After Yuh's 17th defense against Danphuthai, all of which came in South Korea, Yuh went to Japan to defend against former WBC strawweight champion Hiroki Ioka. Ioka used his height and range to box Yuh's ears off. It was shades of the Joey Olivo fight all over again, except Yuh didn't exhibit the youthful exuberance to jump in and make a dog fight out of it. But even though I didn't think the fight was close, one judge did vote for Yuh. The rematch however was another story entirely. Yuh showed a sense of urgency from the get-go and often manhandled Ioka. Ioka did not fight the same keep-a-way type fight.
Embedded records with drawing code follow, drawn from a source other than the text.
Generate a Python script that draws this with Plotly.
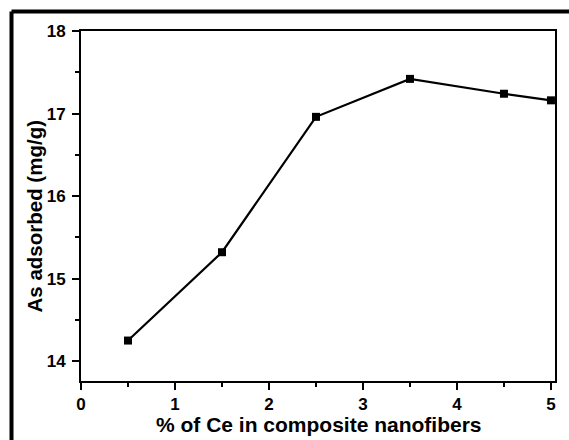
import plotly.graph_objects as go

ce_percent = [0.5, 1.5, 2.5, 3.5, 4.5, 5.0]
as_adsorbed = [14.25, 15.32, 16.96, 17.42, 17.24, 17.16]

W, H = 569, 440
ml, mr, mt, mb = 81, 14, 31, 59
pw, ph = W - ml - mr, H - mt - mb

fig = go.Figure()
fig.add_trace(go.Scatter(
    x=ce_percent, y=as_adsorbed, mode="lines+markers",
    line=dict(color="black", width=2.2),
    marker=dict(symbol="square", size=8, color="black"),
    cliponaxis=False, showlegend=False,
))

tick_font = dict(family="Arial", size=17, color="black", weight="bold")
axis_common = dict(
    showline=True, linecolor="black", linewidth=2, mirror=True,
    ticks="outside", ticklen=7, tickwidth=2, tickcolor="black",
    showgrid=False, zeroline=False, tickfont=tick_font,
    minor=dict(ticks="outside", ticklen=4, tickwidth=2, tickcolor="black", dtick=0.5),
)
fig.update_xaxes(range=[0, 5.043], dtick=1, tick0=0, ticklabelstandoff=0, **axis_common)
fig.update_yaxes(range=[13.76, 18.0], dtick=1, tick0=14, ticklabelstandoff=3, **axis_common)

def px_x(p):
    return (p - ml) / pw

def px_y(p):
    return (H - mb - p) / ph

fig.add_annotation(text="% of Ce in composite nanofibers", xref="paper", yref="paper",
                   x=px_x(318.5), y=px_y(424.5), xanchor="center", yanchor="middle",
                   showarrow=False, borderpad=0,
                   font=dict(family="Arial", size=21, color="black", weight="bold"))
fig.add_annotation(text="As adsorbed (mg/g)", xref="paper", yref="paper",
                   x=px_x(33.5), y=px_y(216), xanchor="center", yanchor="middle",
                   textangle=-90, showarrow=False, borderpad=0,
                   font=dict(family="Arial", size=20.5, color="black", weight="bold"))

frame = dict(color="black", width=4)
fig.add_shape(type="line", xref="paper", yref="paper",
              x0=px_x(11.5), x1=px_x(11.5), y0=px_y(11.5), y1=px_y(440), line=frame)
fig.add_shape(type="line", xref="paper", yref="paper",
              x0=px_x(11.5), x1=px_x(569), y0=px_y(11.5), y1=px_y(11.5), line=frame)

fig.update_layout(
    width=W, height=H,
    margin=dict(l=ml, r=mr, t=mt, b=mb),
    paper_bgcolor="white", plot_bgcolor="white",
)
fig.write_html("out.html")
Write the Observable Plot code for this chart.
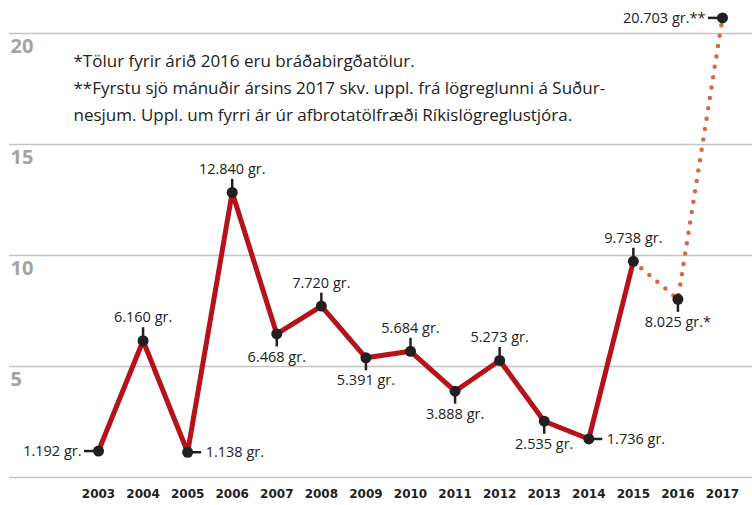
<!DOCTYPE html>
<html>
<head>
<meta charset="utf-8">
<script src="https://cdn.jsdelivr.net/npm/d3@7"></script>
<script src="https://cdn.jsdelivr.net/npm/@observablehq/plot@0.6"></script>
<style>
  html, body { margin: 0; padding: 0; background: #fff; }
  #chart svg { display: block; }
</style>
</head>
<body>
<div id="chart"></div>
<script>
const years = [2003, 2004, 2005, 2006, 2007, 2008, 2009, 2010, 2011, 2012, 2013, 2014, 2015, 2016, 2017];
const grams = [1192, 6160, 1138, 12840, 6468, 7720, 5391, 5684, 3888, 5273, 2535, 1736, 9738, 8025, 20703];
const suffixes = ["", "", "", "", "", "", "", "", "", "", "", "", "", "*", "**"];
const labelSide = ["left", "above", "right", "above", "below", "above", "below", "above", "below", "above", "below", "right", "above", "below", "left"];
const solidYears = [2003, 2004, 2005, 2006, 2007, 2008, 2009, 2010, 2011, 2012, 2013, 2014, 2015];
const dottedYears = [2015, 2016, 2017];
const yTicks = [0, 5, 10, 15, 20];
const yTickLabels = ["5", "10", "15", "20"];
const noteLines = [
  "*Tölur fyrir árið 2016 eru bráðabirgðatölur.",
  "**Fyrstu sjö mánuðir ársins 2017 skv. uppl. frá lögreglunni á Suður-",
  "nesjum. Uppl. um fyrri ár úr afbrotatölfræði Ríkislögreglustjóra."
];

const data = years.map((year, i) => ({
  year,
  value: grams[i] / 1000,
  label: (grams[i] / 1000).toFixed(3) + " gr." + suffixes[i],
  side: labelSide[i]
}));
const bySide = s => data.filter(d => d.side === s);
const solid = data.filter(d => solidYears.includes(d.year));
const dotted = data.filter(d => dottedYears.includes(d.year));

const font = "'Open Sans', sans-serif";
const labelStyle = {fontSize: 14.5, fontFamily: font, fill: "#222"};
const tickStyle = {stroke: "#231f20", strokeWidth: 2.5};

const chart = Plot.plot({
  width: 752,
  height: 505,
  marginTop: 33,
  marginBottom: 28,
  marginLeft: 9,
  marginRight: 0,
  x: {type: "linear", domain: [2003, 2017], range: [98, 722], axis: null},
  y: {domain: [0, 20], axis: null},
  style: {fontFamily: font, background: "#fff"},
  marks: [
    Plot.ruleY(yTicks, {stroke: "#c4c4c4", strokeWidth: 1.5}),
    Plot.text(yTickLabels, {
      y: d => +d, text: d => d, frameAnchor: "left", textAnchor: "start",
      dx: 1, dy: 13, fontSize: 20, fontWeight: 700, fill: "#a3a3a3", fontFamily: font
    }),
    Plot.text(years, {
      x: d => d, text: d => String(d), frameAnchor: "bottom", dy: 20,
      fontSize: 12, fontWeight: 700, fill: "#222", fontFamily: "'DejaVu Sans', sans-serif"
    }),
    Plot.text([noteLines.join("\n")], {
      frameAnchor: "top-left", lineAnchor: "top", textAnchor: "start",
      dx: 64, dy: 14, fontSize: 17, lineHeight: 1.6, fill: "#222", fontFamily: font
    }),
    Plot.line(solid, {x: "year", y: "value", stroke: "#b5121b", strokeWidth: 5, strokeLinejoin: "miter"}),
    Plot.line(dotted, {x: "year", y: "value", stroke: "#d4694a", strokeWidth: 4.5, strokeLinecap: "round", strokeDasharray: "0,10.5"}),
    Plot.ruleX(bySide("above"), {x: "year", y1: "value", y2: "value", insetTop: -13, insetBottom: 0, ...tickStyle}),
    Plot.ruleX(bySide("below"), {x: "year", y1: "value", y2: "value", insetTop: 0, insetBottom: -13, ...tickStyle}),
    Plot.ruleY(bySide("left"), {y: "value", x1: "year", x2: "year", insetLeft: -14, insetRight: 0, ...tickStyle}),
    Plot.ruleY(bySide("right"), {y: "value", x1: "year", x2: "year", insetLeft: 0, insetRight: -14, ...tickStyle}),
    Plot.dot(data, {x: "year", y: "value", r: 5.5, fill: "#231f20", stroke: "none"}),
    Plot.text(bySide("above"), {x: "year", y: "value", text: "label", dy: -23, ...labelStyle}),
    Plot.text(bySide("below"), {x: "year", y: "value", text: "label", dy: 23, ...labelStyle}),
    Plot.text(bySide("left"), {x: "year", y: "value", text: "label", dx: -17, textAnchor: "end", ...labelStyle}),
    Plot.text(bySide("right"), {x: "year", y: "value", text: "label", dx: 18, textAnchor: "start", ...labelStyle})
  ]
});
document.getElementById("chart").appendChild(chart);
</script>
</body>
</html>
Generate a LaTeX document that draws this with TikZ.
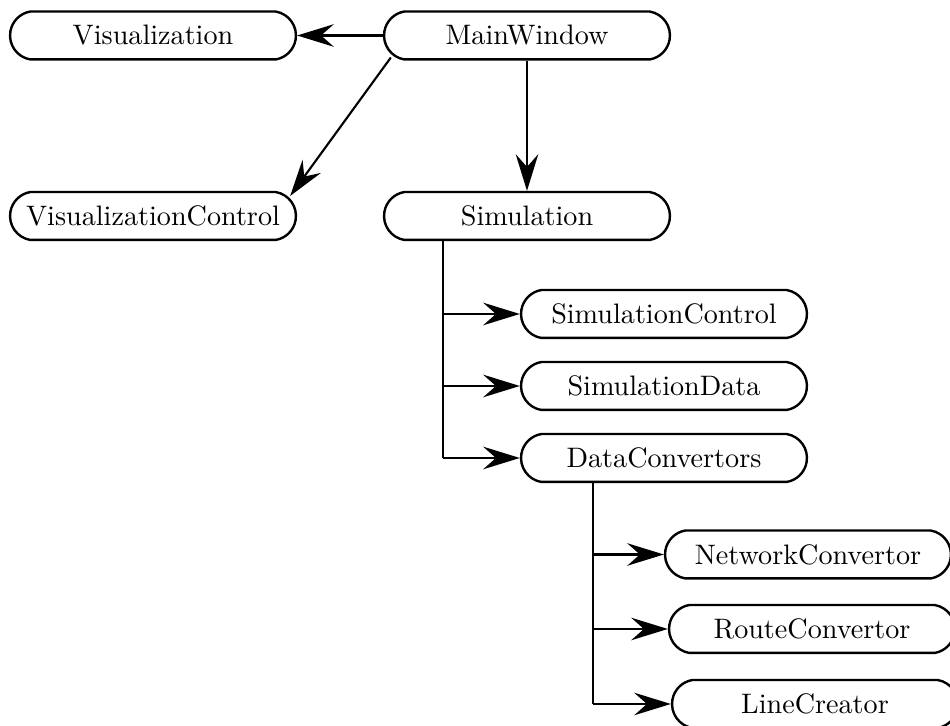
\documentclass[tikz,border=0pt]{standalone}
\usetikzlibrary{arrows.meta,calc,shapes.misc}
\tikzset{
  cls/.style={draw, line width=0.85pt, rounded rectangle, rounded rectangle arc length=160,
    minimum width=101.5pt, minimum height=17pt, inner sep=0pt, font=\normalsize},
  link/.style={line width=0.75pt, -{Stealth[length=13pt,width=8pt,inset=4.5pt]}},
  trunk/.style={line width=0.75pt}
}
\begin{document}
\begin{tikzpicture}[x=0.355pt, y=-0.355pt]
\useasboundingbox (0,0) rectangle (950,726);
% top level classes
\node[cls] (vis)  at (153,35.5) {Visualization};
\node[cls] (mw)   at (527,35.5) {MainWindow};
\node[cls] (vc)   at (153,216)  {VisualizationControl};
\node[cls] (sim)  at (527,216)  {Simulation};
% simulation parts
\node[cls] (sc)   at (664,314) {SimulationControl};
\node[cls] (sd)   at (664,386) {SimulationData};
\node[cls] (dc)   at (664,458) {DataConvertors};
% converters
\node[cls] (nc)   at (808,554.5) {NetworkConvertor};
\node[cls] (rc)   at (812,629)   {RouteConvertor};
\node[cls] (lc)   at (815,704)   {LineCreator};

% main window links
\draw[link] ($(mw.west)+(8,22)$) -- ($(vc.east)+(-7,-20)$);
\draw[link] (mw.west) -- (vis.east);
\draw[link] (mw.south) -- (sim.north);

% simulation tree
\coordinate (st) at (443,240);
\coordinate (sb) at (443,458);
\draw[trunk] (st) -- (sb);
\draw[link] (st |- sc) -- (sc.west);
\draw[link] (st |- sd) -- (sd.west);
\draw[link] (sb) -- (dc.west);

% converter tree
\coordinate (dt) at (593,482);
\coordinate (db) at (593,704);
\draw[trunk] (dt) -- (db);
\draw[link] (dt |- nc) -- (nc.west);
\draw[link] (dt |- rc) -- (rc.west);
\draw[link] (db) -- (lc.west);
\end{tikzpicture}
\end{document}
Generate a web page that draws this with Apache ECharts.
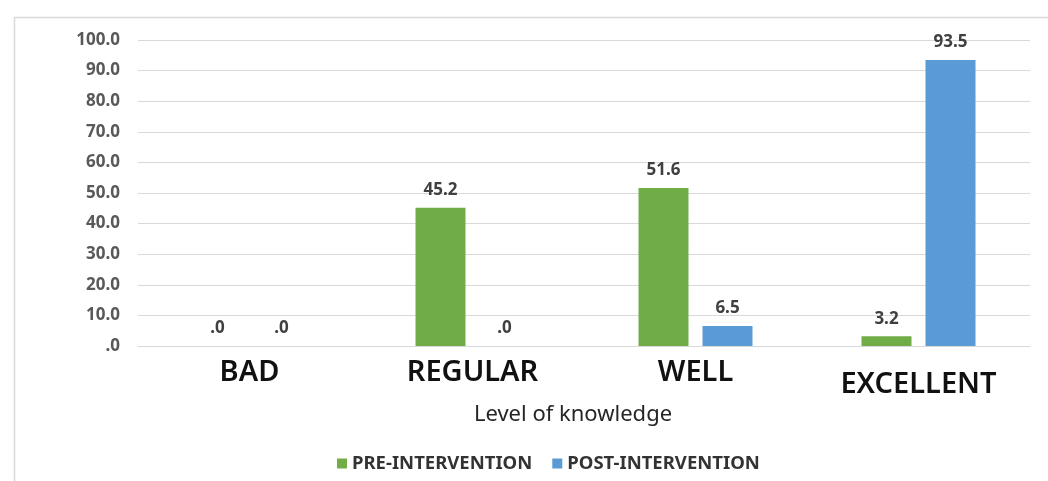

He invited Yuh to bang with him on the inside and ultimately it was his undoing. One judge managed to score the rematch a draw but it was clear cut like the first fight, just in the opposite direction.
Yuh fought just once more against a non-descript opponent (Yuichi Hosono) before he retired. Hosono was a former Japanese strawweight champion but had no real meaningful wins. But Yuh had nothing left to prove anyway. He beat every man put in front of him. All that's left is to ponder what would have happened if fights with Ricardo Lopez, Michael Carbajal, and Humberto Gonzalez were made. Feel free to leave your opinions in the comments section below.
*The world champions Yuh beat include Bi-Won Jung, Joey Olivo, Jose De Jesus (x2), Rodolfo Blanco, Leo Gamez (x2), and Hiroki Ioka. All were discussed in this piece save Jung, who Yuh met when both were still prospects. Yuh won a 10 round decision but I can't tell you what the fight was like.